Ma la funzione del digital trasformation manager può provenire anche dal ruolo di product owner, soprattutto per quelle aziende che usano la metodologia agile, ovvero quella modalità di lavoro che facilita la pianificazione e lo sviluppo evolutivo dei progetti tra collaboratori e il cliente finale.

Più semplicemente, il compito di chi diventa product owner è quello di massimizzare il valore del prodotto e del lavoro del team di sviluppo, collaborando attivamente con ogni membro chiarendo dubbi, rispondendo a domande e definendo obiettivi in linea con il prodotto e con le esigenze degli utenti.

E per guidare con efficacia il processo del prodotto verso l’innovazione, è fondamentale che conosca i bisogni degli utenti finali e che capisca se e come il prodotto possa rispondere alle loro necessità. In questo senso, come tutte le figure “ibride”, si trova ad agire sulla soglia: si colloca internamente all’azienda tra il business e l’It, ma anche tra azienda e mercato, tra committenti e utenti finali.

Data science & artificial intelligence expert

Se le competenze nell’ambito di intelligenza artificiale e scienza dei dati non rappresentano di certo una novità, la figura di questo esperto è in grado di applicarle, tra gli altri, nei confronti di aziende che hanno a disposizione grandi quantità di dati e che desiderano rendere i propri processi decisionali più legati alle informazioni contenute in questi dati.

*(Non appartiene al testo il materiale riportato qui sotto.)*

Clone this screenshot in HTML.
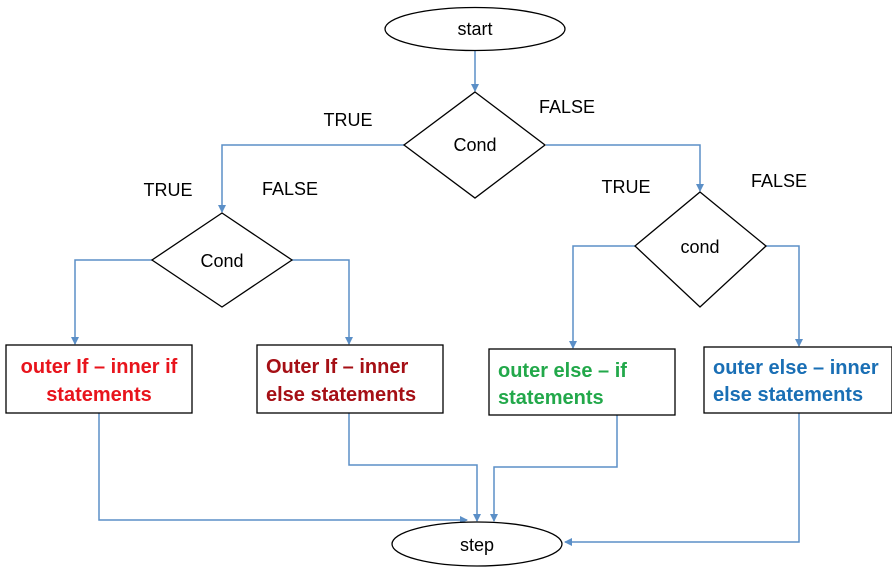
<!DOCTYPE html>
<html><head><meta charset="utf-8"><style>
html,body{margin:0;padding:0;background:#fff;}
svg{display:block;}
text{font-family:"Liberation Sans",sans-serif;}
</style></head><body>
<svg width="892" height="567" viewBox="0 0 892 567" xmlns="http://www.w3.org/2000/svg">
<defs>
<marker id="a" markerWidth="8" markerHeight="8" refX="7" refY="4" orient="auto" markerUnits="userSpaceOnUse">
<path d="M0,0 L8,4 L0,8 z" fill="#5b8fc7"/></marker>
</defs>
<g fill="none" stroke="#5b8fc7" stroke-width="1.5">
<path d="M475,50 V91" marker-end="url(#a)"/>
<path d="M404,145 H222 V212" marker-end="url(#a)"/>
<path d="M546,145 H700 V191" marker-end="url(#a)"/>
<path d="M152,260 H75 V344" marker-end="url(#a)"/>
<path d="M292,260 H349 V344" marker-end="url(#a)"/>
<path d="M635,246 H573 V348" marker-end="url(#a)"/>
<path d="M766,246 H799 V346" marker-end="url(#a)"/>
<path d="M99,413 V520 H467" marker-end="url(#a)"/>
<path d="M349,413 V465 H477 V521" marker-end="url(#a)"/>
<path d="M617,415 V467 H494 V521" marker-end="url(#a)"/>
<path d="M799,413 V542 H565" marker-end="url(#a)"/>
</g>
<g fill="#fff" stroke="#000" stroke-width="1.3">
<ellipse cx="475" cy="29" rx="90" ry="21.5"/>
<polygon points="475,92 545,145 475,198 404,145"/>
<polygon points="222,213 292,260 222,307 152,260"/>
<polygon points="700,192 766,246 700,307 635,246"/>
<rect x="6" y="345" width="186" height="68"/>
<rect x="257" y="345" width="186" height="68"/>
<rect x="489" y="349" width="186" height="66"/>
<rect x="704" y="347" width="188" height="66"/>
<ellipse cx="477" cy="544" rx="85" ry="22"/>
</g>
<g font-size="18" fill="#000" text-anchor="middle">
<text x="475" y="35">start</text>
<text x="475" y="151">Cond</text>
<text x="222" y="267">Cond</text>
<text x="700" y="253">cond</text>
<text x="477" y="551">step</text>
<text x="348" y="126">TRUE</text>
<text x="567" y="113">FALSE</text>
<text x="168" y="196">TRUE</text>
<text x="290" y="195">FALSE</text>
<text x="626" y="193">TRUE</text>
<text x="779" y="187">FALSE</text>
</g>
<g font-size="20" font-weight="bold">
<text x="99" y="373" fill="#e8141c" text-anchor="middle">outer If – inner if</text>
<text x="99" y="401" fill="#e8141c" text-anchor="middle">statements</text>
<text x="266" y="373" fill="#a50f15">Outer If – inner</text>
<text x="266" y="401" fill="#a50f15">else statements</text>
<text x="498" y="377" fill="#22a84a">outer else – if</text>
<text x="498" y="404" fill="#22a84a">statements</text>
<text x="713" y="374" fill="#1a6fb5">outer else – inner</text>
<text x="713" y="401" fill="#1a6fb5">else statements</text>
</g>
</svg>
</body></html>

Dunque una professione multidisciplinare, che oltre a operare nelle varie fasi di analisi dei dati è anche in grado di fare controlli sulla loro coerenza e sviluppare predizioni al riguardo tramite l’utilizzo dell’intelligenza artificiale.

Commerciale “ibrido”

Non solo novità, ma anche modernizzazione. E questo è il caso del commerciale “ibrido”, che ha l’’obiettivo di mediare tra azienda, prodotto e cliente attingendo da competenze tecnologiche prese in prestito dal marketing e facendole proprie, adattandole al mondo delle vendite.

Ma quali possono essere per esempio gli strumenti da importare dal mondo del marketing? Banalmente, i profili social, che utilizzati a scopo lavorativo permettono di ingrandire la rete e creare un network che può tradursi in possibili lead e futuri clienti.

Non solo. Infatti, anche imparare a analizzare i trend di mercato può essere utilissimo per stabilire contatti con gruppi di utenti-target, elaborando per loro proposte mirate.

Infine, sfruttando l’approccio ai dati, è possibile stabilire un contatto più diretto con il mercato da cui si possono ottenere informazioni più chiare e non filtrate, migliorando così l’ascolto del consumatore.